Task directions —
Every line of the data that contains the string "diagram" must be copied.

Records supplied —
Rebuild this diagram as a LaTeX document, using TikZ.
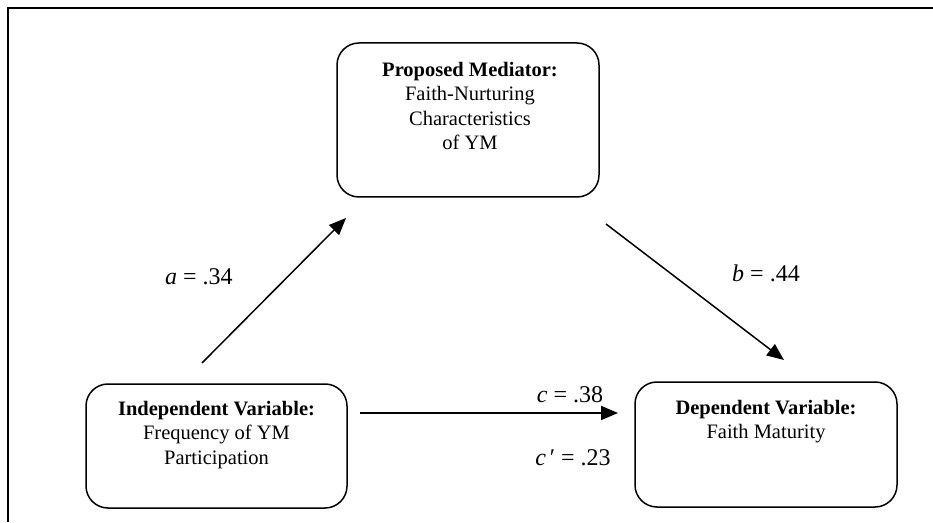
\documentclass[tikz,border=0pt]{standalone}
\usepackage{fontspec}
\setmainfont{Liberation Serif}
\usetikzlibrary{arrows.meta}

\tikzset{
  varbox/.style={draw, line width=1.5pt, rounded corners=22pt, inner sep=0pt},
  boxtext/.style={align=center, anchor=north, inner sep=0pt,
    font=\fontsize{20.5}{24.3}\selectfont},
  coef/.style={inner sep=0pt, font=\fontsize{24}{28}\selectfont},
  path arrow/.style={line width=1.5pt, -{Triangle[length=17pt,width=14pt]}},
}

\begin{document}
\begin{tikzpicture}[x=1pt,y=1pt]
  \useasboundingbox (0,0) rectangle (933,522);
  \fill[white] (0,0) rectangle (933,522);

  % open frame: top and left rules only
  \draw[line width=2pt] (8,0) -- (8,514) -- (933,514);

  % the three variables
  \node[varbox, minimum width=262pt, minimum height=154pt] (med) at (468,402) {};
  \node[varbox, minimum width=261pt, minimum height=124pt] (iv) at (216.5,76) {};
  \node[varbox, minimum width=262pt, minimum height=125pt] (dv) at (766,77.5) {};

  \node[boxtext] (medtext) at (470,460)
    {\textbf{Proposed Mediator:}\\Faith-Nurturing\\Characteristics\\of YM};
  \node[boxtext] (ivtext) at (216.5,121)
    {\textbf{Independent Variable:}\\Frequency of YM\\Participation};
  \node[boxtext] (dvtext) at (766,122)
    {\textbf{Dependent Variable:}\\Faith Maturity};

  % path end points
  \coordinate (aS) at (202,159);
  \coordinate (aE) at (346,304);
  \coordinate (bS) at (606,298);
  \coordinate (bE) at (784,162);
  \coordinate (cS) at (360,109);
  \coordinate (cE) at (618,109);

  \draw[path arrow] (aS) -- (aE);
  \draw[path arrow] (bS) -- (bE);
  \draw[path arrow, line width=2pt] (cS) -- (cE);

  % path coefficients
  \node[coef] (alab) at (199,245) {\textit{a} = .34};
  \node[coef] (blab) at (766,249) {\textit{b} = .44};
  \node[coef] (clab) at (570,127) {\textit{c} = .38};
  \node[coef] (cplab) at (573,64) {\textit{c}\,′ = .23};
\end{tikzpicture}
\end{document}
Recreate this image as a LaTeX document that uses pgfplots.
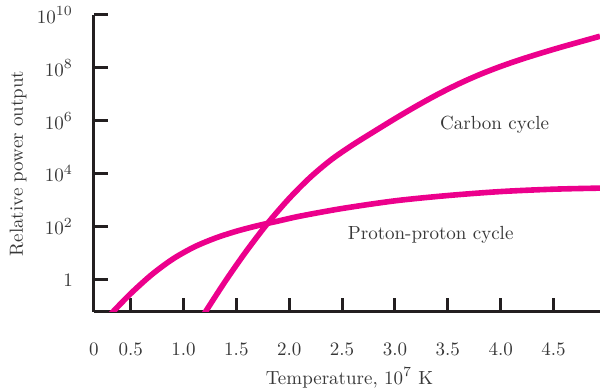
\documentclass[border=0pt]{standalone}
\usepackage{pgfplots}
\pgfplotsset{compat=1.18}
\definecolor{mag}{RGB}{236,0,140}
\definecolor{ink}{RGB}{35,31,32}
\definecolor{txt}{RGB}{55,55,55}

\begin{document}
\begin{tikzpicture}
\begin{axis}[
    scale only axis,
    width=253pt, height=148.5pt,
    xmin=0.153, xmax=4.94,
    ymode=log, ymin=0.0604, ymax=1e10,
    axis lines=left,
    axis line style={-, line width=1.5pt, ink},
    tick align=inside,
    major tick length=7pt,
    tick style={ink, line width=1.5pt},
    yminorticks=false,
    xtick={0.5,1,1.5,2,2.5,3,3.5,4,4.5},
    xticklabels={0.5,1.0,1.5,2.0,2.5,3.0,3.5,4.0,4.5},
    extra x ticks={0.153},
    extra x tick labels={0},
    extra x tick style={major tick length=0pt},
    ytick={1,1e2,1e4,1e6,1e8,1e10},
    yticklabels={1,10$^{2}$,10$^{4}$,10$^{6}$,10$^{8}$,10$^{10}$},
    tick label style={font=\fontsize{9.5}{11}\selectfont, text=txt},
    xticklabel style={yshift=-12pt},
    yticklabel style={xshift=-7pt},
    xlabel={Temperature, 10$^{7}$ K},
    ylabel={Relative power output},
    label style={font=\fontsize{9.5}{11}\selectfont, text=txt},
    xlabel style={at={(axis description cs:0.505,-0.222)}, anchor=center},
    ylabel style={at={(axis description cs:-0.150,0.5)}, anchor=center},
    clip mode=individual,
]
% proton-proton cycle
\addplot[mag, line width=2.8pt, smooth] coordinates {
  (0.30,0.0437) (0.336,0.0637) (0.5,0.2992) (0.7,1.570) (0.9,6.109)
  (1.1,17.22) (1.3,37.24) (1.5,67.76) (1.7,109.9) (1.9,166.3)
  (2.1,251.2) (2.5,489.8) (3.0,955) (3.5,1514) (4.0,2138)
  (4.5,2630) (4.94,2884)
};
% carbon cycle
\addplot[mag, line width=2.8pt, smooth] coordinates {
  (1.185,0.0437) (1.2,0.0552) (1.4,0.9376) (1.6,12.94) (1.8,141.9)
  (2.0,1180) (2.2,7447) (2.4,34830) (2.6,1.236e5) (2.8,3.908e5)
  (3.0,1.208e6) (3.2,3.565e6) (3.4,9.82e6) (3.6,2.466e7) (3.8,5.585e7)
  (4.0,1.140e8) (4.2,2.148e8) (4.4,3.819e8) (4.6,6.561e8) (4.94,1.574e9)
};
\node[font=\fontsize{9.5}{11}\selectfont, text=txt] at (axis cs:3.943,7.08e5) {Carbon cycle};
\node[font=\fontsize{9.5}{11}\selectfont, text=txt] at (axis cs:3.338,50.1) {Proton-proton cycle};
\end{axis}
\pgfresetboundingbox
\useasboundingbox (-47pt,-38.5pt) rectangle (253pt,156pt);
\end{tikzpicture}
\end{document}
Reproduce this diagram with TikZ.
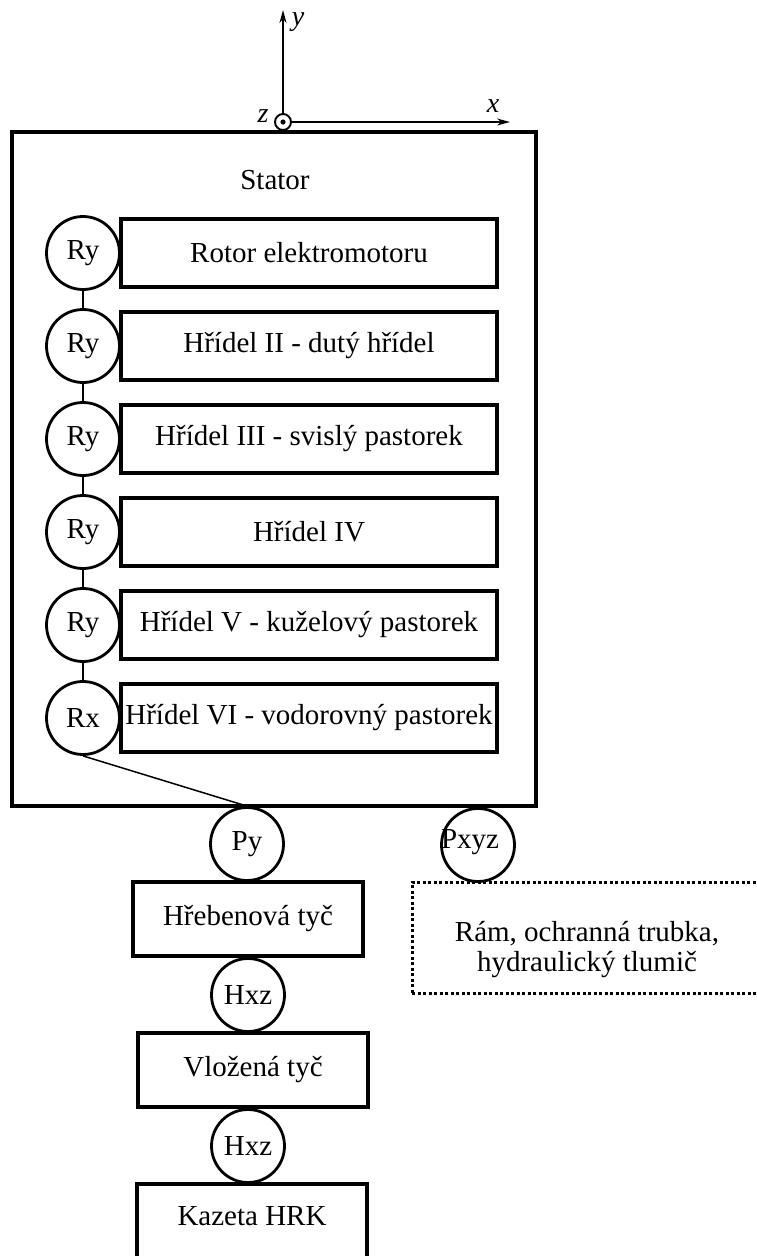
\documentclass[tikz,border=0pt]{standalone}
\usepackage{fontspec}
\setmainfont{Liberation Serif}
\usetikzlibrary{arrows.meta}
\begin{document}
\begin{tikzpicture}[x=1pt,y=-1pt,
  every node/.style={font=\fontsize{29}{34}\selectfont},
  joint/.style={draw,circle,minimum size=73pt,inner sep=0pt,line width=2.8pt},
  partbox/.style={draw,rectangle,inner sep=0pt,line width=3.2pt},
  link/.style={line width=1.5pt},
  axis/.style={line width=1.5pt,-{Stealth[length=13pt,width=7pt]}}]
\useasboundingbox (0,0) rectangle (756,1256);
% stator
\node[partbox,minimum width=524pt,minimum height=674pt] (stator) at (274,469) {};
\node (statorlbl) at (275,180) {Stator};
% axes
\node[draw,circle,minimum size=16pt,inner sep=0pt,line width=1.9pt] (o) at (283,122) {};
\fill (o.center) circle (2.6pt);
\coordinate (ytip) at (283,10);
\coordinate (xtip) at (510,122);
\draw[axis] (o.north) -- (ytip);
\draw[axis] (o.east) -- (xtip);
\node[font=\fontsize{28}{32}\selectfont\itshape] (ylbl) at (298,22) {y};
\node[font=\fontsize{28}{32}\selectfont\itshape] (xlbl) at (493,106) {x};
\node[font=\fontsize{28}{32}\selectfont\itshape] (zlbl) at (263,116) {z};
% rows
\foreach \i/\lbl/\txt in {1/Ry/Rotor elektromotoru, 2/Ry/Hřídel II - dutý hřídel, 3/Ry/Hřídel III - svislý pastorek, 4/Ry/Hřídel IV, 5/Ry/Hřídel V - kuželový pastorek, 6/Rx/Hřídel VI - vodorovný pastorek}{
  \node[joint] (j\i) at (83,{253+93*(\i-1)}) {\lbl};
  \node[partbox,minimum width=376pt,minimum height=68pt] (b\i) at (309,{253+93*(\i-1)}) {\txt};
}
\foreach \a/\b in {1/2,2/3,3/4,4/5,5/6}{\draw[link] (j\a.south) -- (j\b.north);}
% lower chain
\node[joint] (py) at (247,844) {Py};
\draw[link] (j6.south) -- (py.north);
\node[joint] (pxyz) at (478,845) {};
\node (pxyzlbl) at (470,842) {Pxyz};
\node[partbox,minimum width=230pt,minimum height=74pt] (heb) at (248,919) {Hřebenová tyč};
\node[joint] (h1) at (248,995) {Hxz};
\node[partbox,minimum width=230pt,minimum height=74pt] (vlo) at (253,1070) {Vložená tyč};
\node[joint] (h2) at (248,1146) {Hxz};
\node[partbox,minimum width=230pt,minimum height=78pt] (kaz) at (252,1223) {};
\node (kazlbl) at (252,1216) {Kazeta HRK};
% frame (dotted)
\node[draw,rectangle,line width=3pt,dash pattern=on 3pt off 2.5pt,minimum width=350pt,minimum height=111pt,inner sep=0pt] (ram) at (587,937.5) {};
\node[align=center,font=\fontsize{29}{30}\selectfont] (ramlbl) at (587,950) {Rám, ochranná trubka,\\hydraulický tlumič};
\end{tikzpicture}
\end{document}
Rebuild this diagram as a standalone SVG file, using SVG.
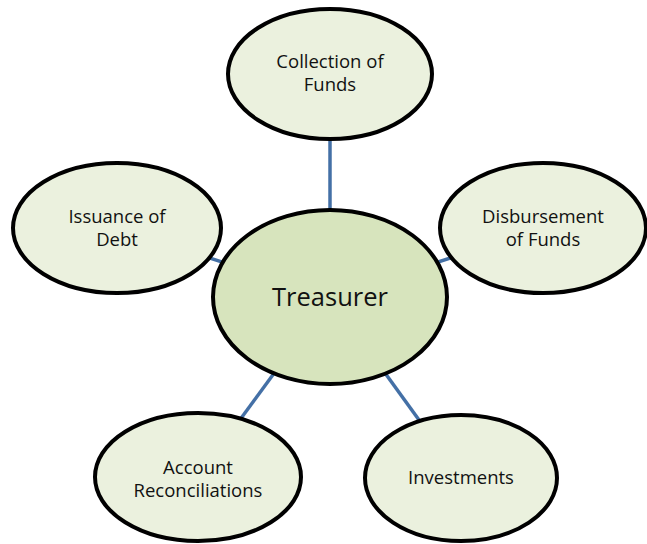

Result for this task —
Rebuild this diagram as a LaTeX document, using TikZ.
Reproduce this diagram with TikZ.
Rebuild this diagram as a standalone SVG file, using SVG.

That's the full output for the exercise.